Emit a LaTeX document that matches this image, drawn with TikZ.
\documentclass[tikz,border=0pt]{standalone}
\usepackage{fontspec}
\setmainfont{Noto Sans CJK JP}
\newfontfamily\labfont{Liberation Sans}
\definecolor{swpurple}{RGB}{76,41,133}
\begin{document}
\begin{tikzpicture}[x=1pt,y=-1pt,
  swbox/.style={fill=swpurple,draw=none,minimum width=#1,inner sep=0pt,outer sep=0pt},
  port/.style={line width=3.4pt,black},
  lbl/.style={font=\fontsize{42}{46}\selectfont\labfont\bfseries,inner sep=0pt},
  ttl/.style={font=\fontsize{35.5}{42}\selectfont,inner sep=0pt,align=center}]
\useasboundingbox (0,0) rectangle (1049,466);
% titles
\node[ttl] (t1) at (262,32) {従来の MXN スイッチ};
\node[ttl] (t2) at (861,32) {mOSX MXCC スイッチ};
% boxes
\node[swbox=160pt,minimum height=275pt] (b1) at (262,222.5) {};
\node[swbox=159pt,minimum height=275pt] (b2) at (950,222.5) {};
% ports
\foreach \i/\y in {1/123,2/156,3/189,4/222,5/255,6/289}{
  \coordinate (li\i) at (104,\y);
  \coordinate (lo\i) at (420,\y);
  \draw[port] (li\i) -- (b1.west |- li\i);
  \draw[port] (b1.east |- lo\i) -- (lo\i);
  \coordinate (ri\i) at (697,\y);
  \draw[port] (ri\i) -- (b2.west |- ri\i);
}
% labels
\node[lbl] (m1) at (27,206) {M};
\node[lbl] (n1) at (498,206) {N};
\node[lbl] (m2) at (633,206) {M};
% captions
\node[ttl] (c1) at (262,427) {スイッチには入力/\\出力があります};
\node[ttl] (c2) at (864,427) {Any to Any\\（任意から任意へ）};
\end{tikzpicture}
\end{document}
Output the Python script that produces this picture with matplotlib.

------------------------

From the records above, extract every entry verbatim.

Emit a LaTeX document that matches this image, drawn with TikZ.
\documentclass[tikz,border=0pt]{standalone}
\usepackage{fontspec}
\setmainfont{Noto Sans CJK JP}
\newfontfamily\labfont{Liberation Sans}
\definecolor{swpurple}{RGB}{76,41,133}
\begin{document}
\begin{tikzpicture}[x=1pt,y=-1pt,
  swbox/.style={fill=swpurple,draw=none,minimum width=#1,inner sep=0pt,outer sep=0pt},
  port/.style={line width=3.4pt,black},
  lbl/.style={font=\fontsize{42}{46}\selectfont\labfont\bfseries,inner sep=0pt},
  ttl/.style={font=\fontsize{35.5}{42}\selectfont,inner sep=0pt,align=center}]
\useasboundingbox (0,0) rectangle (1049,466);
% titles
\node[ttl] (t1) at (262,32) {従来の MXN スイッチ};
\node[ttl] (t2) at (861,32) {mOSX MXCC スイッチ};
% boxes
\node[swbox=160pt,minimum height=275pt] (b1) at (262,222.5) {};
\node[swbox=159pt,minimum height=275pt] (b2) at (950,222.5) {};
% ports
\foreach \i/\y in {1/123,2/156,3/189,4/222,5/255,6/289}{
  \coordinate (li\i) at (104,\y);
  \coordinate (lo\i) at (420,\y);
  \draw[port] (li\i) -- (b1.west |- li\i);
  \draw[port] (b1.east |- lo\i) -- (lo\i);
  \coordinate (ri\i) at (697,\y);
  \draw[port] (ri\i) -- (b2.west |- ri\i);
}
% labels
\node[lbl] (m1) at (27,206) {M};
\node[lbl] (n1) at (498,206) {N};
\node[lbl] (m2) at (633,206) {M};
% captions
\node[ttl] (c1) at (262,427) {スイッチには入力/\\出力があります};
\node[ttl] (c2) at (864,427) {Any to Any\\（任意から任意へ）};
\end{tikzpicture}
\end{document}
Output the Python script that produces this picture with matplotlib.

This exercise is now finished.